WHAT THE TASK REQUIRES:
In the entries below, repeat only the lines between those holding "Emit a Python" and "fig.savefig('out.png', dpi=100)", inclusive. Leave pictures out.

EXERCISE MATERIALS:
______
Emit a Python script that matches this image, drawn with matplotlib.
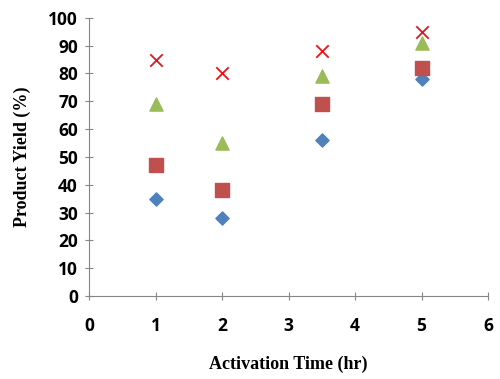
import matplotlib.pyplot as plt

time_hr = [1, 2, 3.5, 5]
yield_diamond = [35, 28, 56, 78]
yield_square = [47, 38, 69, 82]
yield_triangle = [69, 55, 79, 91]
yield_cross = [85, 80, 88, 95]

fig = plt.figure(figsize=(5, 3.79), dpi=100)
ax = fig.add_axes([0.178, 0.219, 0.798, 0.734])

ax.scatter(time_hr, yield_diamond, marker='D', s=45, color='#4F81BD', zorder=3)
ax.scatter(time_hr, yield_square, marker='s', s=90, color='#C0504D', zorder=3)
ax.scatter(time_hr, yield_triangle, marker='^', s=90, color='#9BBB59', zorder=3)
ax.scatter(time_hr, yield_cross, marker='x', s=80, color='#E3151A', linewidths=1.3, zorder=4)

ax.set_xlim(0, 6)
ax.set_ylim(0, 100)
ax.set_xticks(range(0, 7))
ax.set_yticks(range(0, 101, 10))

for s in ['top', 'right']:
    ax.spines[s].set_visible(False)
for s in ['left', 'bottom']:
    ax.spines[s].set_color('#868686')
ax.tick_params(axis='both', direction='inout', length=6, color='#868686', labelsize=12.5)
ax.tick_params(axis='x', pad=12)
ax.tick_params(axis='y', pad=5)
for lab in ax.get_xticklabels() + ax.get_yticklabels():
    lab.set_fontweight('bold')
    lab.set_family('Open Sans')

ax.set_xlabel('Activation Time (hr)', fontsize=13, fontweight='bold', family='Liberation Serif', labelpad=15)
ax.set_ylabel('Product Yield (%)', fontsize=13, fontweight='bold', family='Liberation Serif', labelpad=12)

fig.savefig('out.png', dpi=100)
______
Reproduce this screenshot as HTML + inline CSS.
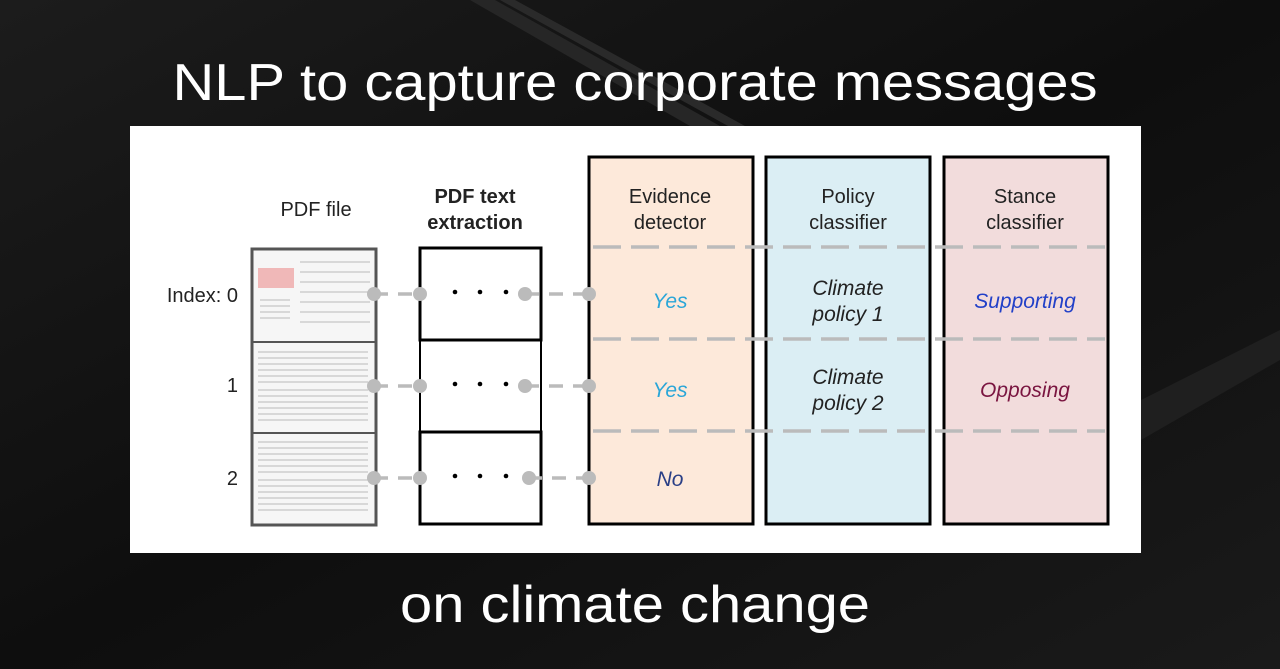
______
RESPONSE TO THIS TASK:
Emit a Python script that matches this image, drawn with matplotlib.
import matplotlib.pyplot as plt

time_hr = [1, 2, 3.5, 5]
yield_diamond = [35, 28, 56, 78]
yield_square = [47, 38, 69, 82]
yield_triangle = [69, 55, 79, 91]
yield_cross = [85, 80, 88, 95]

fig = plt.figure(figsize=(5, 3.79), dpi=100)
ax = fig.add_axes([0.178, 0.219, 0.798, 0.734])

ax.scatter(time_hr, yield_diamond, marker='D', s=45, color='#4F81BD', zorder=3)
ax.scatter(time_hr, yield_square, marker='s', s=90, color='#C0504D', zorder=3)
ax.scatter(time_hr, yield_triangle, marker='^', s=90, color='#9BBB59', zorder=3)
ax.scatter(time_hr, yield_cross, marker='x', s=80, color='#E3151A', linewidths=1.3, zorder=4)

ax.set_xlim(0, 6)
ax.set_ylim(0, 100)
ax.set_xticks(range(0, 7))
ax.set_yticks(range(0, 101, 10))

for s in ['top', 'right']:
    ax.spines[s].set_visible(False)
for s in ['left', 'bottom']:
    ax.spines[s].set_color('#868686')
ax.tick_params(axis='both', direction='inout', length=6, color='#868686', labelsize=12.5)
ax.tick_params(axis='x', pad=12)
ax.tick_params(axis='y', pad=5)
for lab in ax.get_xticklabels() + ax.get_yticklabels():
    lab.set_fontweight('bold')
    lab.set_family('Open Sans')

ax.set_xlabel('Activation Time (hr)', fontsize=13, fontweight='bold', family='Liberation Serif', labelpad=15)
ax.set_ylabel('Product Yield (%)', fontsize=13, fontweight='bold', family='Liberation Serif', labelpad=12)

fig.savefig('out.png', dpi=100)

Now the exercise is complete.